Mortificación en conformidad con la
enseñanza de Jesús
De este modo, los primeros cristianos continuaron
acudiendo al templo a rezar (Hch 3,1) y siguieron practicando las obras de
penitencia, como por ejemplo el ayuno (Hch 13,2-3), si bien en conformidad con
la enseñanza de Jesús: «Cuando ayunéis no os finjáis tristes como los
hipócritas, que desfiguran su rostro para que los hombres noten que ayunan. En
verdad os digo que ya recibieron su recompensa.
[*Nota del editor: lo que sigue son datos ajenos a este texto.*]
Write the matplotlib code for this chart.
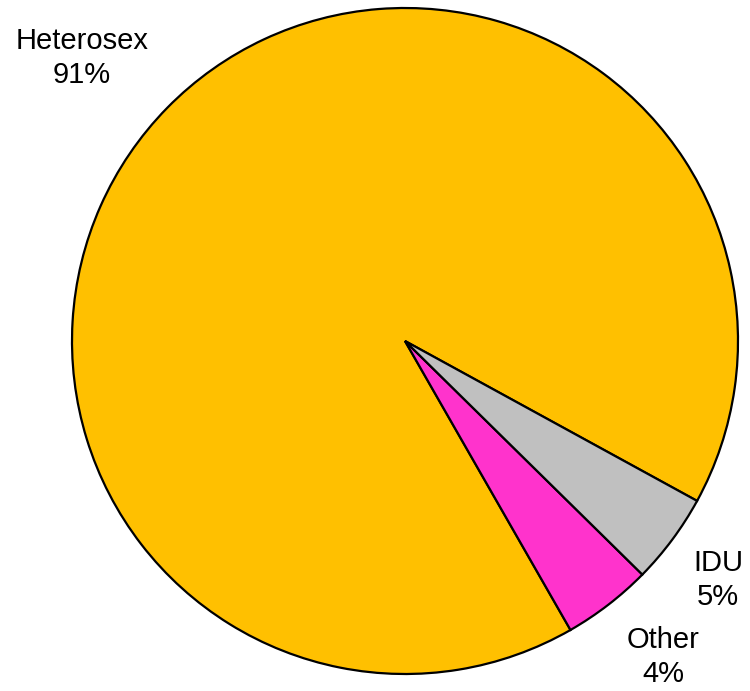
import matplotlib.pyplot as plt

categories = ['Heterosex', 'Other', 'IDU']
shares = [91.25, 4.35, 4.4]
pct_labels = ['91%', '4%', '5%']
colors = ['#FFC000', '#FF33CC', '#C0C0C0']

plt.rcParams['font.family'] = ['Liberation Sans Narrow', 'Liberation Sans', 'DejaVu Sans']

fig = plt.figure(figsize=(7.5, 6.91), dpi=100)
ax = fig.add_axes([0, 0, 1, 1])

ax.pie(shares, colors=colors, startangle=-28.7, counterclock=True,
       radius=1, wedgeprops={'edgecolor': 'black', 'linewidth': 1.6})

# pie centre sits at pixel (405, 341), radius 333 px
r = 333.0
ax.set_xlim(-405 / r, (750 - 405) / r)
ax.set_ylim(-(691 - 341) / r, 341 / r)
ax.set_aspect('auto')
ax.axis('off')

label_pos = {'Heterosex': (-0.970, 0.850), 'Other': (0.775, -0.949), 'IDU': (0.940, -0.718)}
for name, pct in zip(categories, pct_labels):
    x, y = label_pos[name]
    ax.text(x, y, name + '\n' + pct, ha='center', va='center', fontsize=21,
            linespacing=1.25, color='black')

plt.savefig('out.png', dpi=100)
Tú, en cambio, cuando ayunes,
perfuma tu cabeza y lávate la cara, para que no adviertan los hombres que ayunas,
sino tu Padre, que está en lo oculto; y tu Padre, que ve en lo oculto, te
recompensará» (Mt 6,16-18).
Sin embargo, a la luz del valor de la
muerte de Cristo en la cruz, por la que los hombres son redimidos de sus
pecados, los cristianos entendieron que las prácticas penitenciales, sobre todo
el ayuno, la oración y la limosna, y cualquier sufrimiento no sólo se ordenaban
a la conversión sino que podían asociarse a la muerte de Jesús como medio de
participar en el sacrificio de Cristo y corredimir con Él. Así se encuentra en
los escritos de Pablo: «Completo en mi carne lo que falta a los sufrimientos de
Cristo en beneficio de su cuerpo, que es la Iglesia» (Col 1,24) y así se sigue
viviendo en la Iglesia.
Estamos en tiempos en los que ser
católico tradicional es menos usual cada día. Por lo contrario vemos en el
Sínodo alemán, que por lo visto recién terminó llegando a conclusiones
totalmente fuera de la Doctrina Cristiana, pues admite como normal y no
pecaminoso nada menos que el pecado de sacrilegio. Se trata de herejías. Lo que
equivocadamente pretenden es tener menor pérdida de fieles, y de recuperar
algunos que se han alejado por encontrar difícil el cumplir con lo tradicional
de nuestra religión e irse por el camino fácil, haciéndose de la vista gorda de
las verdades que Cristo predicó, reveló y enseñó. Buscan a los adictos a lo
“ligth”, a lo que no obliga, a lo que no compromete, a lo que NO MORTIFICA en
lo más mínimo, y por lo tanto no es cristiano.
Buscan: -El no celibato en los sacerdotes.
-La bendición de parejas
homosexuales y de otras denominaciones.